The South African Jewish Board of Deputies (SAJBD) has issued a statement following the shooting of two mosques in Christchurch, New Zealand, which have resulted in the confirmed deaths of 49 people so far.
“The SA Jewish Board of Deputies condemns in the strongest terms the heinous shootings of worshipers in two mosques in Christchurch, New Zealand,” the statement reads.
“We stand up against hate crimes against all religious communities. Our sympathies are with the families of the deceased and our prayers with those injured. We stand in solidarity with the people of Christchurch. We stand in solidarity with the Muslim community,” it continues.
One of the gunmen of the Christchurch attack – who live-streamed the attack – had Australian citizenship and has been labelled a right-wing terrorist by the country’s prime minister.
Attacks on places of worship in the last few years have fueled fears of the rise of this form of terrorism.
In January 2017, six worshipers were killed and nine were injured after an attack on a mosque in Quebec, Canada.
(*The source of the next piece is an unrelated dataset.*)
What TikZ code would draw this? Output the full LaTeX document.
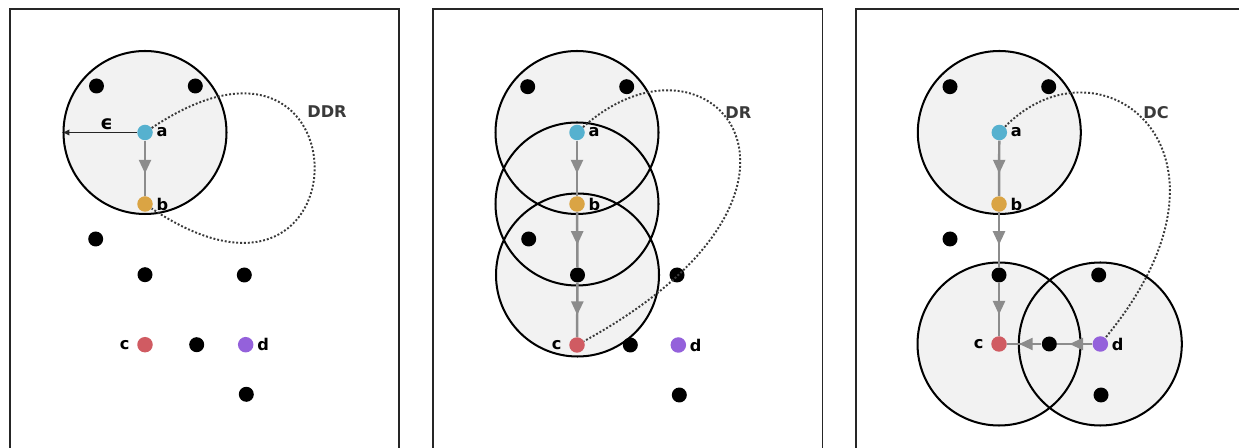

Then, in October 2018, 11 people were killed after an attack on the Tree of Life synagogue in Pittsburgh, USA.
The Pittsburgh synagogue attack prompted an outpouring of interfaith solidarity between Muslims and Jews at the time, with the SAJBD statement – one of several from Jewish organisations so far – showing that the Queensland mosque attack has inspired the same.
New Zealand police have confirmed that the death toll following armed assaults on two Christchurch mosques on Friday has risen to 49.
New Zealand Prime Minister Jacinda Ardern had previously confirmed that 40 people were dead and over 20 were injured.
“It is clear that this can now only be described as a terrorist attack,” she said. “From what we know, it does appear to have been well-planned.”
“Two explosive devices attached to suspect vehicles have now been found and they have been disarmed,” she added.
An Australian extremist was among four believed to be responsible for the killing of multiple Muslim worshippers during Friday prayers, authorities said, in an apparently live-streamed attack that forced the New Zealand city of Christchurch into lockdown.
“New Zealand was attacked because we represent diversity.”
The Christchurch attackers were not on any terror watch-lists.